L’informel et la contrefaçon connectés à l’importation

Selon les résultats d’une investigation de l’UGCAA

L’informel et la contrefaçon connectés à l’importation

El Watan, 14 août 2011

Les liens étroits entre l’importation, le marché informel et la contrefaçon menacent de venir à bout de ce qui reste de l’économie algérienne.

Certains importateurs sont les vrais gestionnaires des réseaux du commerce informel et de la contrefaçon en Algérie. A en croire les constatations de l’Union générale des commerçants et des artisans algériens (UGCAA), «les patrons de l’import-export sont les fournisseurs et les gestionnaires du marché noir». Par souci de comprendre les dessous et de lutter contre l’informel, un groupe de commerçants, membres de l’UGCAA, a songé à une investigation auprès des distributeurs et des grossistes.
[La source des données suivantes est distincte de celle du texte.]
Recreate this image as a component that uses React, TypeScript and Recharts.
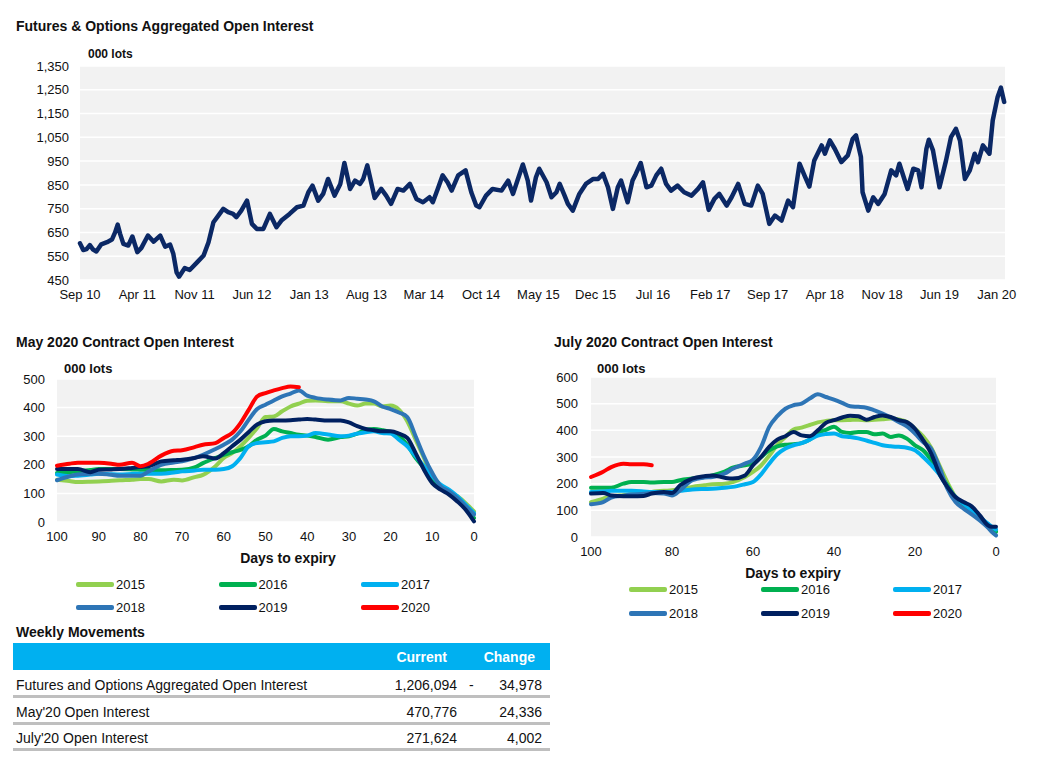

Le résultat de cette mini-enquête est relaté par Boulenouar Hadj Tahar, porte-parole de l’UGCAA : «Le nombre des importateurs qui traitent avec le commerce informel a atteint des chiffres alarmants.» Selon le constat de l’UGCAA, ces hommes d’affaires préfèrent le marché noir pour les facilités qu’il présente. «Il est plus facile et plus rentable d’écouler la marchandise par les voies informelles. Mais c’est aussi une manière de fuir le fisc», indique M. Boulenouar.

Devant cet état de fait, les commerçants réguliers ont exprimé leurs craintes de voir les «fournisseurs leur tourner le dos» en faveur des commerçants informels. D’après les conclusions de l’UGCAA, l’attitude de ces importateurs nuit davantage à l’économie algérienne, sachant que le commerce parallèle est bourré de produits contrefaits. «Nous avons discuté avec des représentants de l’ambassade de Chine à Alger concernant la contrefaçon. Ils nous ont assuré qu’aucune entreprise chinoise n’est impliquée dans l’importation de marchandise contrefaite vers notre pays. Ce sont des importateurs algériens qui prennent contact directement avec des entreprises chinoises de contrefaçon pour commander des produits à bas prix», révèle le porte-parole de l’UGCAA. Ce dernier indique, à titre d’exemple, que 60% des cigarettes et 40% des produits cosmétiques proposés sur le marché algérien sont contrefaits. Pire encore, dit-il, 20 000 tonnes de pièces détachées sur les 50 000 importées annuellement sont contrefaites.

La cause principale de la prolifération de produits contrefaits importés dans nos marchés est «la passivité de l’Etat avec ces importateurs malsains ; il ne s’occupe que des petits marchands distributeurs», selon l’UGCAA. «Il est vrai qu’une quantité de produits contrefaits est acheminée vers notre pays par des contrebandiers mais la quasi-totalité de la marchandise frauduleuse passe par nos ports», affirme encore M. Boulenouar. Et d’ajouter : «La loi est stricte avec les détaillants mais elle ne l’est pas avec les importateurs. Après les émeutes de janvier dernier, le gouvernement a fait plus de concession aux importateurs. Si ça continue comme cela, quelques importateurs pourront, d’ici quelques mois, prendre en otages toutes les décisions émanant du gouvernement. D’ailleurs, on a fait marche arrière concernant la généralisation de l’utilisation du chèque dans les transactions qui dépassent les 500 000 DA.»
Les liens étroits entre l’importation, le marché informel et la contrefaçon menacent de venir à bout de ce qui reste de l’économie algérienne. Les chiffres dévoilés par l’UGCAA sont plus expressifs : plus de 100 milliards de dinars, en devises, circulent dans le marché parallèle et 30 000 sociétés d’import-export sont déclarées en Algérie dont 25 000 ne font que de l’importation.